The Supreme Court unanimously affirmed the Federal Circuit's holding. The Supreme Court held that "[a] commercial sale to a third party who is required to keep the invention confidential may place the invention 'on sale' under §102(a)."2 The holding articulated that the AIA's addition of the catchall phrase "or otherwise available to the public" to §102(a) "is not enough of a change for the Court to conclude that Congress intended to alter the meaning of 'on sale.'"3

The Supreme Court's opinion in Helsinn reiterated Federal Circuit precedent holding that even a sale that is not publicly known would qualify as prior art. The opinion clarifies that the pre-AIA criteria for a sale under §102(a) have not changed. Those criteria, established in the 1998 case Pfaff v. Wells Electronics, merely include (1) that the product is the subject of a commercial sale or offer for sale and (2) that the invention is ready for patenting.4 Public disclosure of the sale itself is not a criterion. Additionally, the opinion cites to long-standing Federal Circuit precedent to support the ruling that secret sales qualify as prior art.5

Not addressed by the Court in Helsinn was whether secret sales are afforded different treatment under AIA §102(b), which provides for a one-year grace period for disclosures made by or derived from the inventor.6 Congress did not define the term "disclosure" when drafting the AIA. One reading of the law would lend to an understanding of a secret sale as not constituting a disclosure, and thus not benefiting from the grace period. A stricter interpretation of the law is that a sale, secret or otherwise, goes beyond a disclosure. Under this interpretation, the execution of an agreement pertaining to an invention or commercialization of the invention instantly terminates all patent rights in the invention. Another take on the text of AIA §102(b) is that its provisions modify the bar-triggering prior art defined by AIA §102(a). Thus, the grace period would apply to a sale, whether secret or not. Presently, the intricacies of AIA §102(b) remain unsettled.

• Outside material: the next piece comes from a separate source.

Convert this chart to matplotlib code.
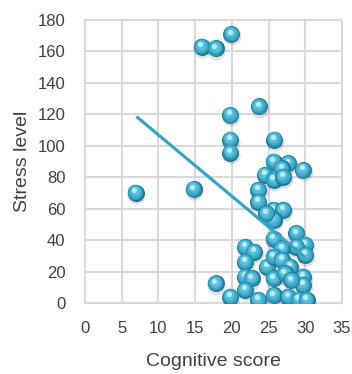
import numpy as np
import matplotlib
matplotlib.use('Agg')
import matplotlib.pyplot as plt

# waarden
cognitive = [6.9, 14.8, 15.9, 17.8, 19.9, 19.8, 23.7, 19.8, 19.8, 25.8,
             25.7, 27.7, 29.7, 26.8, 24.5, 25.7, 27.0,
             23.6, 23.6, 25.7, 27.0, 25.7, 24.7,
             25.7, 28.8, 30.0, 28.8, 30.0, 26.8,
             21.8, 23.0, 21.8, 24.8, 25.7, 26.8, 27.9,
             21.8, 22.7, 25.7, 27.2, 29.7, 29.7, 28.1, 17.8,
             21.8, 19.8, 23.6, 25.7, 27.7, 29.1, 30.2]
stress = [70, 72.5, 163, 162, 171, 119.6, 125, 104, 95.7, 104,
          90, 89, 84.6, 85.7, 81.5, 78.3, 80.4,
          72, 64.5, 59.2, 59.2, 52.8, 57,
          41, 44.4, 37, 35.8, 30.6, 34.8,
          35.8, 32.7, 26.3, 23, 29.5, 27.4, 23,
          16.7, 15.7, 15.7, 18.8, 16.7, 11.5, 14.6, 12.5,
          8.3, 4, 2, 5, 4, 2, 2]

# trendlijn eindpunten
trend_x = [7, 30]
trend_y = [118.6, 29]

x_ticks = [0, 5, 10, 15, 20, 25, 30, 35]
y_ticks = [0, 20, 40, 60, 80, 100, 120, 140, 160, 180]

plt.rcParams['font.family'] = ['Liberation Sans', 'DejaVu Sans']

fig = plt.figure(figsize=(3.52, 3.74), dpi=100)
ax = fig.add_axes([0.2415, 0.1898, 0.7300, 0.7567])

grid_col = '#d9d9d9'
text_col = '#404040'
ax.set_xlim(0, 35)
ax.set_ylim(0, 180)
ax.set_xticks(x_ticks)
ax.set_yticks(y_ticks)
ax.grid(True, color=grid_col, linewidth=1.5)
ax.set_axisbelow(True)
for s in ax.spines.values():
    s.set_color(grid_col)
    s.set_linewidth(1.5)
ax.tick_params(length=0, labelsize=12, colors=text_col)
ax.tick_params(axis='y', pad=14)
ax.tick_params(axis='x', pad=13)

ax.plot(trend_x, trend_y, color='#3aa3c4', linewidth=2.3, zorder=10, solid_capstyle='butt')

x = np.array(cognitive)
y = np.array(stress)

# bollen: schaduw, donkere rand, lichtere lagen, glans
ax.scatter(x + 0.1, y - 1.4, s=170, color='#000000', alpha=0.12, linewidths=0, zorder=3)
for i in range(len(x)):
    z = 4 + i * 0.01
    ax.scatter(x[i], y[i], s=150, color='#1d7893', linewidths=0, zorder=z)
    ax.scatter(x[i] - 0.04, y[i] + 0.3, s=125, color='#2c93b3', linewidths=0, zorder=z + 0.001)
    ax.scatter(x[i] - 0.08, y[i] + 0.7, s=92, color='#3eabcb', linewidths=0, zorder=z + 0.002)
    ax.scatter(x[i] - 0.13, y[i] + 1.1, s=52, color='#58c0dc', linewidths=0, zorder=z + 0.003)
    ax.scatter(x[i] - 0.17, y[i] + 1.6, s=14, color='#b9ecf7', linewidths=0, zorder=z + 0.004)

ax.set_xlabel('Cognitive score', fontsize=14, labelpad=12, color=text_col)
ax.set_ylabel('Stress level', fontsize=14, labelpad=5, color=text_col)

fig.savefig('out.png', dpi=100)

Overall, the Supreme Court's decision in Helsinn establishes a bright line for what constitutes prior art. Effectively, the Court clarified that a sale that meets the Pfaff criteria qualifies as a sale under §102(a), regardless of an obligation to keep the sale or invention secret. The holding precludes speculative inquiry as to how much public disclosure of a sale or of details of an invention in terms of an agreement is necessary to trigger the bar. The Helsinn holding may inform strategic decisions between seeking protection of an invention by pursuing a patent versus protecting an invention by maintaining its secrecy, such as with trade secrets or nondisclosure agreements. Also, in light of the decision, caution should be exercised in the engagement of any activity that could be construed as a sale before an application is filed, lest the activity qualify as prior art. If such activity is to be conducted, an application should be filed in advance.

Footnotes

1 The "on sale" provision of the AIA precludes a person from obtaining a patent on an invention that was "in public use, on sale, or otherwise available to the public after the filing date of the claimed invention," 35 U.S.C. §102(a)(1).

2 Helsinn Healthcare v. Teva Pharmaceuticals USA, No. 17-1229, Slip. Op. at 2 (2019).

3 Id.

4 Pfaff v. Wells Electronics, 525 U.S. 55 (1998).

5 "The Federal Circuit – which has 'exclusive jurisdiction' over patent appeals, 28 U.S.C. 1295(a) – has made explicit what was implicit in our precedents. It has long held that 'secret sales' can invalidate a patent," Helsinn at 7 (citing Special Devices, Inc. v. OEA, Inc., 270 F.3d 1353, 1357 (2001); Woodland Trust v. Flowertree Nursery, Inc., 148 F.3d 1368, 1370 (1998)).

6 "A disclosure made 1 year or less before the effective filing date of a claimed invention shall not be prior art to the claimed invention under subsection (a)(1) if—(A) the disclosure was made by the inventor or joint inventor or by another who obtained the subject matter disclosed directly or indirectly from the inventor or a joint inventor; or (B) the subject matter disclosed had, before such disclosure, been publicly disclosed by the inventor or a joint inventor or another who obtained the subject matter disclosed directly or indirectly from the inventor or a joint inventor," 35 U.S.C. §102(b)(1).